- _The records_

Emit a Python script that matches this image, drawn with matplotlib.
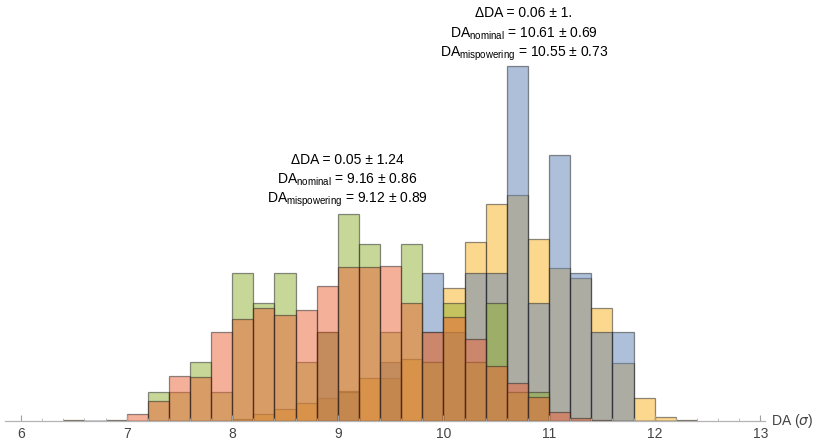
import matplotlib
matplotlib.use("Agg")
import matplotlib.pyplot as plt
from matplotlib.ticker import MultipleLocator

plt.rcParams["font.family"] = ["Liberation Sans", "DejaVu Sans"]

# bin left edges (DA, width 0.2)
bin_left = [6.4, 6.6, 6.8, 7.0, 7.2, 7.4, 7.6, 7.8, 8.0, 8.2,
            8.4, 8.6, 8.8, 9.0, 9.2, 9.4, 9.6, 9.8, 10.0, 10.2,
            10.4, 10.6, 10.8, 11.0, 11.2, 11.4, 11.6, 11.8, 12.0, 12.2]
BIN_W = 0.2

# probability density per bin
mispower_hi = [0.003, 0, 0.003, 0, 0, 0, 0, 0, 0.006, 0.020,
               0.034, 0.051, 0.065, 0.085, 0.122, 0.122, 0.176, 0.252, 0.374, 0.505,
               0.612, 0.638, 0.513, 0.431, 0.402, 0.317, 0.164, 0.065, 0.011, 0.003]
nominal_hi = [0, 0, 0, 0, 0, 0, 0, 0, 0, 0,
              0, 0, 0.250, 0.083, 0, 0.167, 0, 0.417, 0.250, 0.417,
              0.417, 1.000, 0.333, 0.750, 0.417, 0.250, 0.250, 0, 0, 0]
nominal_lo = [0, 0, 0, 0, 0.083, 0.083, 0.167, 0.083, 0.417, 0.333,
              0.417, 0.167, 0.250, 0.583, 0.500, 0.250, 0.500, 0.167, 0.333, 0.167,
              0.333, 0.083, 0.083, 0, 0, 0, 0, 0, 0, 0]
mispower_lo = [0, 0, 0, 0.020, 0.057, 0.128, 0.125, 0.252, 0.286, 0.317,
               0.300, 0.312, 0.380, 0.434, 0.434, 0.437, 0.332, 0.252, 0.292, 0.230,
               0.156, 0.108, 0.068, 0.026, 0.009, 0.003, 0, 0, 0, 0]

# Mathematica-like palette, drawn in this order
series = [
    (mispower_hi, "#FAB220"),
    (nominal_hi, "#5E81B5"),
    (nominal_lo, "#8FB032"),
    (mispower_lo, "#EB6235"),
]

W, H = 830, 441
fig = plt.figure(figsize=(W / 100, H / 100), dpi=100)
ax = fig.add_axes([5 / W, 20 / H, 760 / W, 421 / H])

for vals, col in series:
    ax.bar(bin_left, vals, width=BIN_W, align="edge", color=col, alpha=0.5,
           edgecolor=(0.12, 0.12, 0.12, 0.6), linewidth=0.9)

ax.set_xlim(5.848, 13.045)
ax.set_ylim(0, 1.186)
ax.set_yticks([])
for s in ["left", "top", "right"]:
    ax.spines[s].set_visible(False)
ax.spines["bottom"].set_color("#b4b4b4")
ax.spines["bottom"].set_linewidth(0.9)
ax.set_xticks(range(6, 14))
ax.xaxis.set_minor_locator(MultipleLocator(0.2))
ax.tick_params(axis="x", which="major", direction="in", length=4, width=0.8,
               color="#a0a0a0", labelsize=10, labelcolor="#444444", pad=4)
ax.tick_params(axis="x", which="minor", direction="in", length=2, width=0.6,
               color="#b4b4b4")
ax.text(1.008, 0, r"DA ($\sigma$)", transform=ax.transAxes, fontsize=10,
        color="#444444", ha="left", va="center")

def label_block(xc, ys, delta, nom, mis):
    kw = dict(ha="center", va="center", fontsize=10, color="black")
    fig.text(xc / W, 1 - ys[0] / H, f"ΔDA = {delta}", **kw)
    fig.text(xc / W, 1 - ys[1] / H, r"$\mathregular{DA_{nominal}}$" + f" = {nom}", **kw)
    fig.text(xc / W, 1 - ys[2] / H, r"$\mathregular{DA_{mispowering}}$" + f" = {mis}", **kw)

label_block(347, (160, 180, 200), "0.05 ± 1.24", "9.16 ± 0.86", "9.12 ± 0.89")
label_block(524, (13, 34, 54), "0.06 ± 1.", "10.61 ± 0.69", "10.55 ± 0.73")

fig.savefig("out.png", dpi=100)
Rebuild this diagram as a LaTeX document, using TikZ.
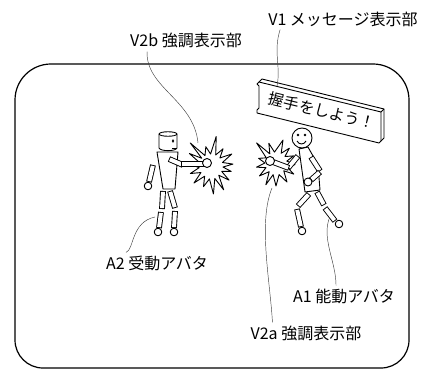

- _Stated task_
Make an exact copy of every record, pictures excluded.

- _Correct output_
Emit a Python script that matches this image, drawn with matplotlib.
import matplotlib
matplotlib.use("Agg")
import matplotlib.pyplot as plt
from matplotlib.ticker import MultipleLocator

plt.rcParams["font.family"] = ["Liberation Sans", "DejaVu Sans"]

# bin left edges (DA, width 0.2)
bin_left = [6.4, 6.6, 6.8, 7.0, 7.2, 7.4, 7.6, 7.8, 8.0, 8.2,
            8.4, 8.6, 8.8, 9.0, 9.2, 9.4, 9.6, 9.8, 10.0, 10.2,
            10.4, 10.6, 10.8, 11.0, 11.2, 11.4, 11.6, 11.8, 12.0, 12.2]
BIN_W = 0.2

# probability density per bin
mispower_hi = [0.003, 0, 0.003, 0, 0, 0, 0, 0, 0.006, 0.020,
               0.034, 0.051, 0.065, 0.085, 0.122, 0.122, 0.176, 0.252, 0.374, 0.505,
               0.612, 0.638, 0.513, 0.431, 0.402, 0.317, 0.164, 0.065, 0.011, 0.003]
nominal_hi = [0, 0, 0, 0, 0, 0, 0, 0, 0, 0,
              0, 0, 0.250, 0.083, 0, 0.167, 0, 0.417, 0.250, 0.417,
              0.417, 1.000, 0.333, 0.750, 0.417, 0.250, 0.250, 0, 0, 0]
nominal_lo = [0, 0, 0, 0, 0.083, 0.083, 0.167, 0.083, 0.417, 0.333,
              0.417, 0.167, 0.250, 0.583, 0.500, 0.250, 0.500, 0.167, 0.333, 0.167,
              0.333, 0.083, 0.083, 0, 0, 0, 0, 0, 0, 0]
mispower_lo = [0, 0, 0, 0.020, 0.057, 0.128, 0.125, 0.252, 0.286, 0.317,
               0.300, 0.312, 0.380, 0.434, 0.434, 0.437, 0.332, 0.252, 0.292, 0.230,
               0.156, 0.108, 0.068, 0.026, 0.009, 0.003, 0, 0, 0, 0]

# Mathematica-like palette, drawn in this order
series = [
    (mispower_hi, "#FAB220"),
    (nominal_hi, "#5E81B5"),
    (nominal_lo, "#8FB032"),
    (mispower_lo, "#EB6235"),
]

W, H = 830, 441
fig = plt.figure(figsize=(W / 100, H / 100), dpi=100)
ax = fig.add_axes([5 / W, 20 / H, 760 / W, 421 / H])

for vals, col in series:
    ax.bar(bin_left, vals, width=BIN_W, align="edge", color=col, alpha=0.5,
           edgecolor=(0.12, 0.12, 0.12, 0.6), linewidth=0.9)

ax.set_xlim(5.848, 13.045)
ax.set_ylim(0, 1.186)
ax.set_yticks([])
for s in ["left", "top", "right"]:
    ax.spines[s].set_visible(False)
ax.spines["bottom"].set_color("#b4b4b4")
ax.spines["bottom"].set_linewidth(0.9)
ax.set_xticks(range(6, 14))
ax.xaxis.set_minor_locator(MultipleLocator(0.2))
ax.tick_params(axis="x", which="major", direction="in", length=4, width=0.8,
               color="#a0a0a0", labelsize=10, labelcolor="#444444", pad=4)
ax.tick_params(axis="x", which="minor", direction="in", length=2, width=0.6,
               color="#b4b4b4")
ax.text(1.008, 0, r"DA ($\sigma$)", transform=ax.transAxes, fontsize=10,
        color="#444444", ha="left", va="center")

def label_block(xc, ys, delta, nom, mis):
    kw = dict(ha="center", va="center", fontsize=10, color="black")
    fig.text(xc / W, 1 - ys[0] / H, f"ΔDA = {delta}", **kw)
    fig.text(xc / W, 1 - ys[1] / H, r"$\mathregular{DA_{nominal}}$" + f" = {nom}", **kw)
    fig.text(xc / W, 1 - ys[2] / H, r"$\mathregular{DA_{mispowering}}$" + f" = {mis}", **kw)

label_block(347, (160, 180, 200), "0.05 ± 1.24", "9.16 ± 0.86", "9.12 ± 0.89")
label_block(524, (13, 34, 54), "0.06 ± 1.", "10.61 ± 0.69", "10.55 ± 0.73")

fig.savefig("out.png", dpi=100)
Rebuild this diagram as a LaTeX document, using TikZ.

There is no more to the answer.